WHAT IS NEEDED -
Only the lines from the one containing "Emit a component" through the one containing "const sodTicks = [0, 20, 40, 60, 80, 100];" belong in the answer; copy them exactly and leave out pictures.

RECORDS SHOWN -
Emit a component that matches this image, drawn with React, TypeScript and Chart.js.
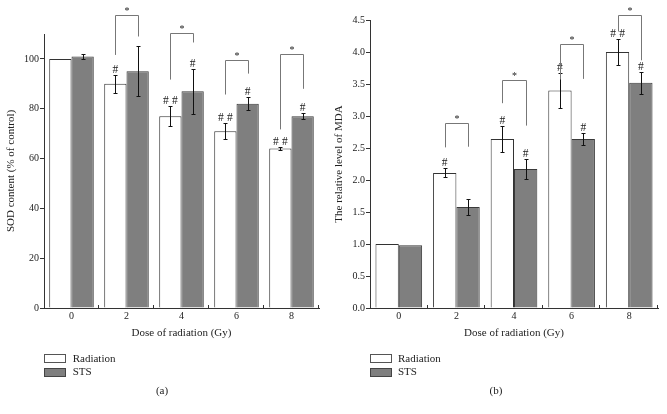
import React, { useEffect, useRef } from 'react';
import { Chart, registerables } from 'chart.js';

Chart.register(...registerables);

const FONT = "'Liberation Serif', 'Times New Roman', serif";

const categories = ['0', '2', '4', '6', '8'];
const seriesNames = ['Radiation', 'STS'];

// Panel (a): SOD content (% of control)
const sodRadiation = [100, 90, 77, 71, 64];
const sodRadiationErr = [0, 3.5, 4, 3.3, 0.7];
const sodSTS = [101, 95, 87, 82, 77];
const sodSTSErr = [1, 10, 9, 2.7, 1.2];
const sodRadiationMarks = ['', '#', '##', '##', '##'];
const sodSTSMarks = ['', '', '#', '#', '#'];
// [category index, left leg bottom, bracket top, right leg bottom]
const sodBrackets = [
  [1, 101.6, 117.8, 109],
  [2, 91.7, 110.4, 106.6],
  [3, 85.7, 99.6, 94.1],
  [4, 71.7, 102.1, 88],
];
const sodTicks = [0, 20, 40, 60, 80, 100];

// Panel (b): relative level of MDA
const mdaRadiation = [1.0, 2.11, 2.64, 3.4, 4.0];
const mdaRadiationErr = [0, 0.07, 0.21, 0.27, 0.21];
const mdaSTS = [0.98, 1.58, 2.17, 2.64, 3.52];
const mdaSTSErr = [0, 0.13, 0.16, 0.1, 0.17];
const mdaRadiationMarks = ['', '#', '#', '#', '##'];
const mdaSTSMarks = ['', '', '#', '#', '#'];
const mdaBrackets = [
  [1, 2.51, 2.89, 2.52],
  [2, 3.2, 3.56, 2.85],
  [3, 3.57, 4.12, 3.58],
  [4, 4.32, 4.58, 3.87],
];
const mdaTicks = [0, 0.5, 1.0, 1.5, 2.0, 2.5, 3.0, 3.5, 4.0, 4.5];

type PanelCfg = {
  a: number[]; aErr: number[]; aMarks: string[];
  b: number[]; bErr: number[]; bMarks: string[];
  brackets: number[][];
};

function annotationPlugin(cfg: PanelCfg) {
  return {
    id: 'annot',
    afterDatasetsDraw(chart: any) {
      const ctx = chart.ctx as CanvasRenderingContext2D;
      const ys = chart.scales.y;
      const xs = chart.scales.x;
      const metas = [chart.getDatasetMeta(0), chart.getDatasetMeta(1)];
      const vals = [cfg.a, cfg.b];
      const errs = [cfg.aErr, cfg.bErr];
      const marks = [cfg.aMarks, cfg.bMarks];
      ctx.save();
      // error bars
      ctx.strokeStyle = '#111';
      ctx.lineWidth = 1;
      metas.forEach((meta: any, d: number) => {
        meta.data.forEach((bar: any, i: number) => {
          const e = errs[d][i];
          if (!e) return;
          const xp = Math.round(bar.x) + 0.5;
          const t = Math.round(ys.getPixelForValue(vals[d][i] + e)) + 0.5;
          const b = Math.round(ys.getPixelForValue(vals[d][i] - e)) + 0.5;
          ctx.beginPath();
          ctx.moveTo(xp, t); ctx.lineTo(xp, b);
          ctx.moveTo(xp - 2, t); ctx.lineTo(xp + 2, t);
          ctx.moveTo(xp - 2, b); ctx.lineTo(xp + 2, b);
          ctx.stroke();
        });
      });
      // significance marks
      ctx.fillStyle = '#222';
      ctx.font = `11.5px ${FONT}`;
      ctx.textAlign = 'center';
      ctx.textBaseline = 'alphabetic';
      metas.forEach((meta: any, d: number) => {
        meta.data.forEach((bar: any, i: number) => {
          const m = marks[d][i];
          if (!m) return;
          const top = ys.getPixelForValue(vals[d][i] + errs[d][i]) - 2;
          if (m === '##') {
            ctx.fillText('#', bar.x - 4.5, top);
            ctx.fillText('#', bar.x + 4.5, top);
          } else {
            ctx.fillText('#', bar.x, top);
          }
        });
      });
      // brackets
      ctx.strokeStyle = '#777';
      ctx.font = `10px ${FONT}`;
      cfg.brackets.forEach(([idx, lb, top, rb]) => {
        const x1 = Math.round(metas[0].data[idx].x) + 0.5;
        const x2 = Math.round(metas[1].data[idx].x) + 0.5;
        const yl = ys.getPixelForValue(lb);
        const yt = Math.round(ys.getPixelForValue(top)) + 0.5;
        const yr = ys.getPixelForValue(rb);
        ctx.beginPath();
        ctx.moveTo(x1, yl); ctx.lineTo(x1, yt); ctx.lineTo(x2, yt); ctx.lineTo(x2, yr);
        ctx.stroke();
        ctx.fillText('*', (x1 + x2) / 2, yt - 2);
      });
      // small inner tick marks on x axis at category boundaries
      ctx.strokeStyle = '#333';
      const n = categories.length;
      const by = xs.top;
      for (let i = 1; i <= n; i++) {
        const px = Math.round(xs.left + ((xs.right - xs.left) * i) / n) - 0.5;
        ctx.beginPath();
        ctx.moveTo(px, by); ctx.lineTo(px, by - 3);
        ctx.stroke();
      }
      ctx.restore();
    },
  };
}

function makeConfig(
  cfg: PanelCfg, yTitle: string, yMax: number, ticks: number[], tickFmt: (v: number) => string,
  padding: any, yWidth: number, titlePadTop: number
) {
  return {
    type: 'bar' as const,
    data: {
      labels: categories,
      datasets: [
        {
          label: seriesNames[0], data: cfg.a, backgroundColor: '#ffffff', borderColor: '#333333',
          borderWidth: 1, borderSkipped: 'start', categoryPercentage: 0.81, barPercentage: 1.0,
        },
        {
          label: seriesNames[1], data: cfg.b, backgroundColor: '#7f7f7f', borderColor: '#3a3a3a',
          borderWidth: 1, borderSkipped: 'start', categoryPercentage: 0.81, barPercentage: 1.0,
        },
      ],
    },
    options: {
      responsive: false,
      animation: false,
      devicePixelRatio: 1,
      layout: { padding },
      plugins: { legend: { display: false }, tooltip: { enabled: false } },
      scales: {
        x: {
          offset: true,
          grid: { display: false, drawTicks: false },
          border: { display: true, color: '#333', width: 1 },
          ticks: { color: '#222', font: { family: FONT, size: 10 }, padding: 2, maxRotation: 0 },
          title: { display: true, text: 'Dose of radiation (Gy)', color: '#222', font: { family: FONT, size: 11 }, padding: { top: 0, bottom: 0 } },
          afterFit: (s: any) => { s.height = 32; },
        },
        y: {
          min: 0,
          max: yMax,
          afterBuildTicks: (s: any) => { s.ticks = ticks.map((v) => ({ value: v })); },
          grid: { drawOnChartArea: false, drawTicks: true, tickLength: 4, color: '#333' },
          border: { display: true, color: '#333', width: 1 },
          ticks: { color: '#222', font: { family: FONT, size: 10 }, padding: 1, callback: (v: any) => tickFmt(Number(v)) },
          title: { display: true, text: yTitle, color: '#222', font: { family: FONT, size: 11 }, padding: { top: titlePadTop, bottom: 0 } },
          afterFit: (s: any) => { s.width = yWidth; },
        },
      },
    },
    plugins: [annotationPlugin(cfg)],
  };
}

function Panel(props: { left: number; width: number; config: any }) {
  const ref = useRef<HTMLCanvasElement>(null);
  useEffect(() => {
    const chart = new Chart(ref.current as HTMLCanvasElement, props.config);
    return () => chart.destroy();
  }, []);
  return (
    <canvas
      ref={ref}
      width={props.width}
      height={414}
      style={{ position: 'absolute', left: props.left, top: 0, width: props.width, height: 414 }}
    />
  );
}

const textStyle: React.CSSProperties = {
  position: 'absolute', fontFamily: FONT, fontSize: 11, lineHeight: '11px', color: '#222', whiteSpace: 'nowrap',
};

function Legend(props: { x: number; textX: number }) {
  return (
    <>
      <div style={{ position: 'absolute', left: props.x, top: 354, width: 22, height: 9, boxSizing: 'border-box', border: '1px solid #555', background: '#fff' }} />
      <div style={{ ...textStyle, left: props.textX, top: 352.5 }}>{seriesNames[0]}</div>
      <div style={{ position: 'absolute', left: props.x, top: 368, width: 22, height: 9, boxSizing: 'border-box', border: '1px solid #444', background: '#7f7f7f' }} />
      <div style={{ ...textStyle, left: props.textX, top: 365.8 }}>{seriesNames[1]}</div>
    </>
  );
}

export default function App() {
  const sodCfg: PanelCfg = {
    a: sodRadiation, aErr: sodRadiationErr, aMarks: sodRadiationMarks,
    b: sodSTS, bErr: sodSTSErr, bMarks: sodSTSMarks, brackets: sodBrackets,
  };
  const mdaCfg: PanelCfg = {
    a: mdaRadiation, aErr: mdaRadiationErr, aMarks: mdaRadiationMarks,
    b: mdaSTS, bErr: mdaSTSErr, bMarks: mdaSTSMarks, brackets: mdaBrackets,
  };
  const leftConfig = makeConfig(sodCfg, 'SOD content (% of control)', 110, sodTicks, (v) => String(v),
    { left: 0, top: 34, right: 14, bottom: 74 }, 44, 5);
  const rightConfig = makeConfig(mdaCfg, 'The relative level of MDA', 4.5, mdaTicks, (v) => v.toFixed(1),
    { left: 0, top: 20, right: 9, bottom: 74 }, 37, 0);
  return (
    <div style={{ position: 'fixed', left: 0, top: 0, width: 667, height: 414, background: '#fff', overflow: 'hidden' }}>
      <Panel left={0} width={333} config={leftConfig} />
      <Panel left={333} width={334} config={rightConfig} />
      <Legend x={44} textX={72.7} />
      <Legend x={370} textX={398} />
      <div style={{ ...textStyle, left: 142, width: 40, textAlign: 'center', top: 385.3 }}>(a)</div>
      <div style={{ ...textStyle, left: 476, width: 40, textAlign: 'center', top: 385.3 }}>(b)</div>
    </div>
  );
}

...

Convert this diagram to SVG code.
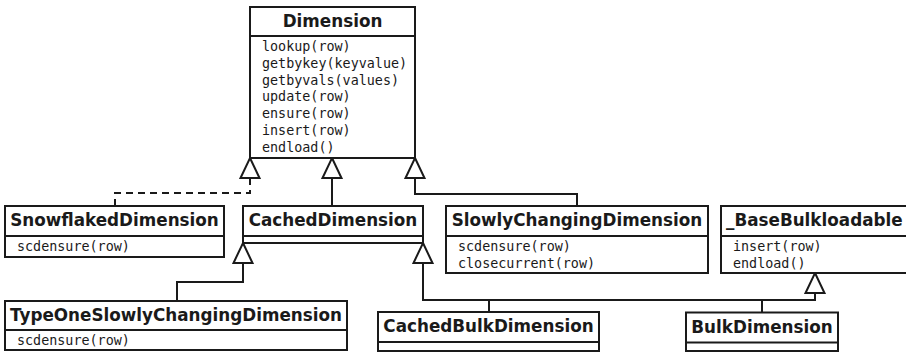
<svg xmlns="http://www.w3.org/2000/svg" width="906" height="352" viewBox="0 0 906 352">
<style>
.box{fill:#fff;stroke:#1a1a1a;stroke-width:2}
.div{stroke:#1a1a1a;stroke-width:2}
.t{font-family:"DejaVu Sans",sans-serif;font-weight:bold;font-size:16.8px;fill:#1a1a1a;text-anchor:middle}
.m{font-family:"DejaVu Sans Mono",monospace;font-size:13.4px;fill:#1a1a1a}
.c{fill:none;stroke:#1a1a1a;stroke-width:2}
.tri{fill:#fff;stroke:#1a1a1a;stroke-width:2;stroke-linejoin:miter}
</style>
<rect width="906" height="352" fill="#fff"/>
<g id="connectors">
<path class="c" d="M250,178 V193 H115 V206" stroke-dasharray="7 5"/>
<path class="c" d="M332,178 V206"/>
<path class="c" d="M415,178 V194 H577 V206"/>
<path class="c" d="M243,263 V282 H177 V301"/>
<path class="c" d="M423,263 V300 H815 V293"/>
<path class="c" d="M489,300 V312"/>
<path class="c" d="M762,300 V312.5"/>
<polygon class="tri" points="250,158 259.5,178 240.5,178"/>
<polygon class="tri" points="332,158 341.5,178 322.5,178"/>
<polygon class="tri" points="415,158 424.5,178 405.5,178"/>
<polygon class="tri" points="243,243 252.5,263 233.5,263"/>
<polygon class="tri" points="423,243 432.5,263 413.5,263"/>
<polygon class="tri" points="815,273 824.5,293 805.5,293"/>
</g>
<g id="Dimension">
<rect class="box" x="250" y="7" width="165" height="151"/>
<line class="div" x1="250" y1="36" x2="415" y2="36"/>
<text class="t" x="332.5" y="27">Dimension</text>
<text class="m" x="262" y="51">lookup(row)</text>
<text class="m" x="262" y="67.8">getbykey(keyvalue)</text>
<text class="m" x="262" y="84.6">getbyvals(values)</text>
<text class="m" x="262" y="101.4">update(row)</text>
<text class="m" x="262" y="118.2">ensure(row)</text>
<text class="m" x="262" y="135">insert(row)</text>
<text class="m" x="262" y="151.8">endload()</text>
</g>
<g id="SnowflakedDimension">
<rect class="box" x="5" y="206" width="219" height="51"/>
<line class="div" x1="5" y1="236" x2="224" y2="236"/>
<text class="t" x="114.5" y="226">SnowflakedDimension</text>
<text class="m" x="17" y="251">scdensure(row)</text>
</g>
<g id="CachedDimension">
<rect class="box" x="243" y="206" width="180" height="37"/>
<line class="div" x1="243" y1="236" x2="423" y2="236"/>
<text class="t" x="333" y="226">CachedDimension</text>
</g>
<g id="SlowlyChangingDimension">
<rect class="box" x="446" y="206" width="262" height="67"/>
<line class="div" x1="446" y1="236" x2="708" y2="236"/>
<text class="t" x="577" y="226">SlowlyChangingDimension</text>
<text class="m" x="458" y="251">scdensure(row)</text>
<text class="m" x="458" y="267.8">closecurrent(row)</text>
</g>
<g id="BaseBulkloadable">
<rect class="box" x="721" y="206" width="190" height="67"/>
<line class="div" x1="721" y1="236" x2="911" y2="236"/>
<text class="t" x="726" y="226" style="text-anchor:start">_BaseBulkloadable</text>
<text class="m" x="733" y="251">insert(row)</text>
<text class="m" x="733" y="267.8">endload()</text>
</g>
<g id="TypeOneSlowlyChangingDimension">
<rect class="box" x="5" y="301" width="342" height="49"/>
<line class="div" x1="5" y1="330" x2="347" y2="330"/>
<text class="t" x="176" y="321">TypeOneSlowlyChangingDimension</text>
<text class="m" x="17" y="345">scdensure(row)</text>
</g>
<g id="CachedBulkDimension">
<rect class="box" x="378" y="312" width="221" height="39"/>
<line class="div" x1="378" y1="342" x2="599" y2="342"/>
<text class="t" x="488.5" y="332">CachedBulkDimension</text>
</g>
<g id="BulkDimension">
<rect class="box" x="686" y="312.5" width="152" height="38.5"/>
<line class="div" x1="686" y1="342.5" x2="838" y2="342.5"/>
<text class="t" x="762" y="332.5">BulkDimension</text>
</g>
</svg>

OUTPUT OF THE EXERCISE -
Emit a component that matches this image, drawn with React, TypeScript and Chart.js.
import React, { useEffect, useRef } from 'react';
import { Chart, registerables } from 'chart.js';

Chart.register(...registerables);

const FONT = "'Liberation Serif', 'Times New Roman', serif";

const categories = ['0', '2', '4', '6', '8'];
const seriesNames = ['Radiation', 'STS'];

// Panel (a): SOD content (% of control)
const sodRadiation = [100, 90, 77, 71, 64];
const sodRadiationErr = [0, 3.5, 4, 3.3, 0.7];
const sodSTS = [101, 95, 87, 82, 77];
const sodSTSErr = [1, 10, 9, 2.7, 1.2];
const sodRadiationMarks = ['', '#', '##', '##', '##'];
const sodSTSMarks = ['', '', '#', '#', '#'];
// [category index, left leg bottom, bracket top, right leg bottom]
const sodBrackets = [
  [1, 101.6, 117.8, 109],
  [2, 91.7, 110.4, 106.6],
  [3, 85.7, 99.6, 94.1],
  [4, 71.7, 102.1, 88],
];
const sodTicks = [0, 20, 40, 60, 80, 100];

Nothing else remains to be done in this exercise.